(Directive)
The lines to extract run from the first line of the material below to the line containing "['1E-9', 'A', 'B', 'C', 'M', 'X', '1E-3'];", both included; leave the pictures behind.

(Recorded data)
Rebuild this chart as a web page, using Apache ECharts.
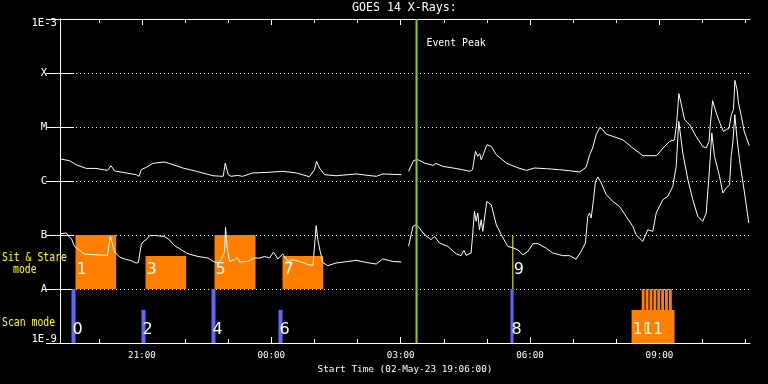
<!DOCTYPE html>
<html>
<head>
<meta charset="utf-8">
<script src="https://cdn.jsdelivr.net/npm/echarts@6/dist/echarts.min.js"></script>
<style>
html,body{margin:0;padding:0;background:#000;}
#c{width:768px;height:384px;}
</style>
</head>
<body>
<div id="c"></div>
<script>
// ---- data (time in minutes after start 02-May-23 19:06:00, flux in W/m^2) ----
const startLabel = 'Start Time (02-May-23 19:06:00)';
const timeTickLabels = ['21:00', '00:00', '03:00', '06:00', '09:00'];
const fluxTickLabels = ['1E-9', 'A', 'B', 'C', 'M', 'X', '1E-3'];

const longChannel = [
  [1,2.55e-6],[13,2.38e-6],[22.5,2.0e-6],[36.5,1.71e-6],[50,1.71e-6],[66,1.57e-6],[71,1.92e-6],[76,1.53e-6],
  [92,1.41e-6],[106,1.31e-6],[110,1.22e-6],[113,1.62e-6],[120,1.79e-6],[129,2.12e-6],[145,2.25e-6],[152,2.12e-6],
  [171,1.74e-6],[190,1.51e-6],[213,1.25e-6],[227,1.22e-6],[230,2.15e-6],[234,1.31e-6],[238,1.22e-6],[247,1.27e-6],
  [254,1.22e-6],[268,1.41e-6],[287,1.44e-6],[310,1.51e-6],[329,1.41e-6],[347,1.20e-6],[354,1.62e-6],[357,2.31e-6],
  [361,1.74e-6],[368,1.31e-6],[384,1.25e-6],[412,1.35e-6],[440,1.22e-6],[449,1.35e-6],[475,1.31e-6],[480,null],
  [485,1.51e-6],[492,2.40e-6],[498,2.48e-6],[507,2.15e-6],[519,1.95e-6],[523,2.12e-6],[533,1.86e-6],[547,1.74e-6],
  [560,1.62e-6],[570,1.51e-6],[574,1.62e-6],[578,3.53e-6],[581,2.86e-6],[584,3.21e-6],[586,2.48e-6],[588,2.86e-6],
  [594,4.70e-6],[600,4.37e-6],[607,3.07e-6],[621,2.15e-6],[635,1.79e-6],[649,1.57e-6],[660,1.74e-6],[677,1.69e-6],
  [695,1.62e-6],[709,1.55e-6],[723,1.47e-6],[732,1.80e-6],[737,3.07e-6],[741,4.08e-6],[746,7.2e-6],[751,9.8e-6],
  [755,8.9e-6],[760,7.4e-6],[769,6.7e-6],[783,5.8e-6],[797,4.08e-6],[811,2.94e-6],[830,2.94e-6],[839,4.08e-6],
  [848,5.4e-6],[855,5.8e-6],[858,1.19e-5],[861,4.14e-5],[864,2.78e-5],[869,1.36e-5],[876,1.10e-5],[885,6.7e-6],
  [894,4.37e-6],[899,4.08e-6],[903,5.4e-6],[905,1.19e-5],[908,3.07e-5],[913,1.82e-5],[918,1.19e-5],[923,8.3e-6],
  [927,8.9e-6],[931,9.6e-6],[934,1.69e-5],[937,2.09e-5],[939,7.3e-5],[942,4.9e-5],[944,2.78e-5],[948,1.57e-5],
  [952,8.2e-6],[959,4.5e-6]
];

const shortChannel = [
  [1,1.06e-7],[9,1.09e-7],[11,9.8e-8],[16,8.5e-8],[20,6.15e-8],[25,5.5e-8],[34,4.45e-8],[48,4.3e-8],[66,4.2e-8],
  [70,9.4e-8],[72,7.6e-8],[76,4.84e-8],[83,3.9e-8],[90,3.6e-8],[99,3.34e-8],[106,3.03e-8],[109,3.1e-8],[113,6.6e-8],
  [115,7.4e-8],[120,8.2e-8],[124.5,9.7e-8],[131.5,9.8e-8],[145,9.4e-8],[152,8.2e-8],[159,6.4e-8],[169,5.3e-8],
  [178,4.5e-8],[192,4.0e-8],[206,3.75e-8],[213,3.24e-8],[219.5,3.03e-8],[224,3.5e-8],[229,4.97e-8],[230.3,1.38e-7],
  [232.6,5.7e-8],[236,3.24e-8],[243,3.5e-8],[246.5,3.85e-8],[250,3.16e-8],[261,3.24e-8],[270,3.75e-8],[278,3.75e-8],
  [284.5,4.0e-8],[291.5,3.75e-8],[297,4.84e-8],[303,3.6e-8],[310,4.45e-8],[317,3.24e-8],[324,3.5e-8],[333,3.24e-8],
  [340,3.03e-8],[345,2.82e-8],[352,2.74e-8],[356.4,1.49e-7],[358.7,8.2e-8],[362,4.97e-8],[365.6,3.1e-8],[372.6,2.7e-8],
  [384,3.03e-8],[398,3.2e-8],[412,3.39e-8],[426,3.1e-8],[440,2.9e-8],[449,3.6e-8],[463,3.24e-8],[475,3.16e-8],
  [480,null],[485,6.2e-8],[491,1.44e-7],[495.6,1.55e-7],[500,1.35e-7],[505,1.09e-7],[516,8.2e-8],[521,9.4e-8],
  [528,7.1e-8],[539.5,6.15e-8],[551,4.5e-8],[558,4.14e-8],[562,5.2e-8],[565,4.2e-8],[572,4.64e-8],[576.7,2.74e-7],
  [579,1.79e-7],[581.3,2.55e-7],[583.6,1.25e-7],[586,1.92e-7],[588.2,1.17e-7],[593.8,4.19e-7],[600,3.64e-7],
  [607,1.55e-7],[614,1.01e-7],[623,6.15e-8],[630,5.8e-8],[637,5.3e-8],[644,4.3e-8],[651,4.97e-8],[658,6.9e-8],
  [665,6.9e-8],[676.5,5.7e-8],[685.6,4.64e-8],[699.6,4.14e-8],[709,4.14e-8],[718,3.56e-8],[725,4.97e-8],[731,7.1e-8],
  [734.3,2.2e-7],[736.7,2.55e-7],[739,2.06e-7],[742.3,4.5e-7],[745,9.8e-7],[748.2,1.19e-6],[753,9.2e-7],[760,5.6e-7],
  [769,4.19e-7],[778.4,3.39e-7],[787.7,2.21e-7],[797,1.44e-7],[801.6,1.01e-7],[810.8,7.6e-8],[817.8,1.25e-7],
  [824.8,1.17e-7],[829.5,2.55e-7],[838.7,4.5e-7],[845.6,5.2e-7],[852.6,7.9e-7],[857.3,1.86e-6],[860.9,1.27e-5],
  [866.5,3.3e-6],[873.5,1.06e-6],[880.4,4.5e-7],[887.4,2.21e-7],[894.3,1.79e-7],[899.1,2.55e-7],[903.6,1.62e-6],
  [906.9,7.7e-6],[910.6,2.86e-6],[917.6,1.22e-6],[922.2,6.0e-7],[926.9,7.4e-7],[931.5,8.5e-7],[933.8,2.86e-6],
  [936.1,5.06e-6],[938.9,1.69e-5],[941.6,6.7e-6],[945.4,2.48e-6],[952.4,6.0e-7],[958.3,1.67e-7]
];

const eventPeakMinute = 496;

// Scan mode observations (band 1E-9 .. A)
const scanIds   = ['0', '2', '4', '6', '8', '10'];
const scanStart = [16, 113.4, 210.8, 304, 626.8, 795.2];
const scanEnd   = [21.6, 119, 216.3, 309.6, 631, 855];
const scanTop   = [1e-8, 4.1e-9, 1e-8, 4.1e-9, 1e-8, 4.1e-9];
// observation 11: series of short rasters
const obs11Start = [809.4, 814.8, 820.2, 825.6, 831.0, 836.4, 841.8, 847.2];
const obs11End   = [813.4, 818.8, 824.2, 829.6, 835.0, 840.4, 845.8, 851.2];

// Sit & Stare observations (band A .. B)
const stareIds   = ['1', '3', '5', '7', '9'];
const stareStart = [21.6, 119, 215, 309.6, 630];
const stareEnd   = [78.2, 175.6, 272, 366.2, 630];
const stareTop   = [1e-7, 4.1e-8, 1e-7, 4.1e-8, 1e-7];

// ---- helpers ----
function labelToMinute(s) {
  const [h, m] = s.split(':').map(Number);
  let t = h * 60 + m - (19 * 60 + 6);
  if (t < 0) t += 24 * 60;
  return t;
}
const labelMinutes = timeTickLabels.map(labelToMinute);
const hourMinutes = [];
for (let t = 54; t <= 960; t += 60) hourMinutes.push(t);

const FONT = 'DejaVu Sans Mono';
const ORANGE = '#ff8000';
const BLUE = '#6464ff';
const WHITE = '#ffffff';
const YELLOW = '#ffff00';

// build custom data rows: [start, end, bottom, top, id, band]
const boxRows = [];
scanIds.forEach((id, i) => boxRows.push([scanStart[i], scanEnd[i], 1e-9, scanTop[i], id, 'scan']));
boxRows.push([obs11Start[0], obs11End[obs11End.length - 1], 1e-9, 1e-8, '11', 'raster']);
stareIds.forEach((id, i) => boxRows.push([stareStart[i], stareEnd[i], 1e-8, stareTop[i], id, 'stare']));

const chart = echarts.init(document.getElementById('c'), null, {renderer: 'canvas'});

const xBase = {type: 'value', min: 0, max: 960, gridIndex: 0, splitLine: {show: false}};
const yBase = {type: 'log', logBase: 10, min: 1e-9, max: 1e-3, splitNumber: 6, gridIndex: 0};

function yLabel(v) {
  const e = Math.round(Math.log10(v));
  const txt = fluxTickLabels[e + 9];
  if (e === -3) return '{t|' + txt + '}';
  if (e === -9) return '{b|' + txt + '}';
  return '{c|' + txt + '}';
}
function xLabel(v) {
  const i = labelMinutes.indexOf(Math.round(v));
  return i >= 0 ? timeTickLabels[i] : '';
}

const option = {
  backgroundColor: '#000',
  animation: false,
  title: {
    text: 'GOES 14 X-Rays:', left: 352, top: 2, padding: 0,
    textStyle: {color: WHITE, fontFamily: FONT, fontSize: 11.6, fontWeight: 'normal'}
  },
  grid: {left: 60, top: 19, width: 690, height: 324, containLabel: false},
  xAxis: [
    Object.assign({}, xBase, {
      position: 'bottom',
      name: startLabel, nameLocation: 'middle', nameGap: 18,
      nameTextStyle: {color: WHITE, fontFamily: FONT, fontSize: 9.4},
      axisLine: {show: true, lineStyle: {color: WHITE, width: 1}},
      axisTick: {show: true, inside: true, length: 4, customValues: hourMinutes, lineStyle: {color: WHITE}},
      axisLabel: {show: true, customValues: labelMinutes, formatter: xLabel, color: WHITE, fontFamily: FONT, fontSize: 9.2, margin: 8}
    }),
    Object.assign({}, xBase, {
      position: 'bottom',
      axisLine: {show: false},
      axisTick: {show: true, inside: true, length: 6, customValues: labelMinutes, lineStyle: {color: WHITE}},
      axisLabel: {show: false}
    }),
    Object.assign({}, xBase, {
      position: 'top',
      axisLine: {show: true, lineStyle: {color: WHITE, width: 1}},
      axisTick: {show: true, inside: true, length: 4, customValues: hourMinutes, lineStyle: {color: WHITE}},
      axisLabel: {show: false}
    }),
    Object.assign({}, xBase, {
      position: 'top',
      axisLine: {show: false},
      axisTick: {show: true, inside: true, length: 6, customValues: labelMinutes, lineStyle: {color: WHITE}},
      axisLabel: {show: false}
    })
  ],
  yAxis: [
    Object.assign({}, yBase, {
      position: 'left',
      axisLine: {show: true, lineStyle: {color: WHITE, width: 1}},
      axisTick: {show: true, inside: true, length: 14, lineStyle: {color: WHITE}},
      axisLabel: {
        show: true, formatter: yLabel, color: WHITE, fontFamily: FONT, fontSize: 10.6, margin: 3,
        rich: {
          t: {color: WHITE, fontFamily: FONT, fontSize: 10.6, padding: [8, 0, 0, 0]},
          b: {color: WHITE, fontFamily: FONT, fontSize: 10.6, padding: [0, 0, 7, 0]},
          c: {color: WHITE, fontFamily: FONT, fontSize: 10.6, width: 26, align: 'center'}
        }
      },
      splitLine: {show: true, lineStyle: {color: WHITE, width: 1, type: [1, 3]}},
      minorTick: {show: false}
    }),
    Object.assign({}, yBase, {
      position: 'right',
      axisLine: {show: true, lineStyle: {color: WHITE, width: 1}},
      axisTick: {show: true, inside: true, length: 14, lineStyle: {color: WHITE}},
      axisLabel: {show: false},
      splitLine: {show: false}
    })
  ],
  graphic: [
    {type: 'text', x: 2, y: 252, scaleY: 1.2, style: {text: 'Sit & Stare', fill: YELLOW, font: '9.8px "DejaVu Sans Mono"'}},
    {type: 'text', x: 13, y: 264, scaleY: 1.2, style: {text: 'mode', fill: YELLOW, font: '9.8px "DejaVu Sans Mono"'}},
    {type: 'text', x: 2, y: 317, scaleY: 1.2, style: {text: 'Scan mode', fill: YELLOW, font: '9.8px "DejaVu Sans Mono"'}}
  ],
  series: [
    {
      type: 'custom', name: 'modes', xAxisIndex: 0, yAxisIndex: 0, z: 2,
      data: boxRows,
      encode: {x: [0, 1], y: [2, 3]},
      renderItem: function (params, api) {
        const row = boxRows[params.dataIndex];
        const [t0, t1, lo, hi, id, band] = row;
        const pA = api.coord([t0, hi]);
        const pB = api.coord([t1, lo]);
        const children = [];
        const labelFlux = band === 'stare' ? 1.6e-8 : 1.25e-9;
        const pL = api.coord([t0, labelFlux]);
        if (band === 'raster') {
          for (let k = 0; k < obs11Start.length; k++) {
            const a = api.coord([obs11Start[k], hi]);
            const b = api.coord([obs11End[k], lo]);
            children.push({type: 'rect', shape: {x: a[0], y: a[1], width: b[0] - a[0], height: b[1] - a[1]}, style: {fill: ORANGE}});
          }
        } else if (t1 === t0) {
          children.push({type: 'line', shape: {x1: pA[0], y1: pA[1], x2: pA[0], y2: pB[1]}, style: {stroke: YELLOW, lineWidth: 1}});
        } else {
          const fill = (band === 'scan' && id !== '10') ? BLUE : ORANGE;
          children.push({type: 'rect', shape: {x: pA[0], y: pA[1], width: pB[0] - pA[0], height: pB[1] - pA[1]}, style: {fill: fill}});
        }
        children.push({type: 'text', x: pL[0] + 1, y: pL[1], style: {text: id, fill: WHITE, font: '16px "DejaVu Sans"', verticalAlign: 'bottom', align: 'left'}});
        return {type: 'group', children: children};
      }
    },
    {
      type: 'line', name: 'long', xAxisIndex: 0, yAxisIndex: 0, z: 3,
      data: longChannel, showSymbol: false, symbol: 'none', connectNulls: false,
      lineStyle: {color: WHITE, width: 1}
    },
    {
      type: 'line', name: 'short', xAxisIndex: 0, yAxisIndex: 0, z: 3,
      data: shortChannel, showSymbol: false, symbol: 'none', connectNulls: false,
      lineStyle: {color: WHITE, width: 1}
    },
    {
      type: 'custom', name: 'event', xAxisIndex: 0, yAxisIndex: 0, z: 4,
      data: [[eventPeakMinute]],
      encode: {x: 0},
      renderItem: function (params, api) {
        const t = api.value(0);
        const top = api.coord([t, 1e-3]);
        const bot = api.coord([t, 1e-9]);
        return {type: 'group', children: [
          {type: 'line', shape: {x1: top[0], y1: top[1], x2: bot[0], y2: bot[1]}, style: {stroke: '#9acd00', lineWidth: 2}},
          {type: 'text', x: top[0] + 10, y: top[1] + 24, style: {text: 'Event Peak', fill: WHITE, font: '9.85px "DejaVu Sans Mono"', verticalAlign: 'middle', align: 'left'}}
        ]};
      }
    }
  ]
};
chart.setOption(option);
</script>
</body>
</html>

(Response to the task)
Rebuild this chart as a web page, using Apache ECharts.
<!DOCTYPE html>
<html>
<head>
<meta charset="utf-8">
<script src="https://cdn.jsdelivr.net/npm/echarts@6/dist/echarts.min.js"></script>
<style>
html,body{margin:0;padding:0;background:#000;}
#c{width:768px;height:384px;}
</style>
</head>
<body>
<div id="c"></div>
<script>
// ---- data (time in minutes after start 02-May-23 19:06:00, flux in W/m^2) ----
const startLabel = 'Start Time (02-May-23 19:06:00)';
const timeTickLabels = ['21:00', '00:00', '03:00', '06:00', '09:00'];
const fluxTickLabels = ['1E-9', 'A', 'B', 'C', 'M', 'X', '1E-3'];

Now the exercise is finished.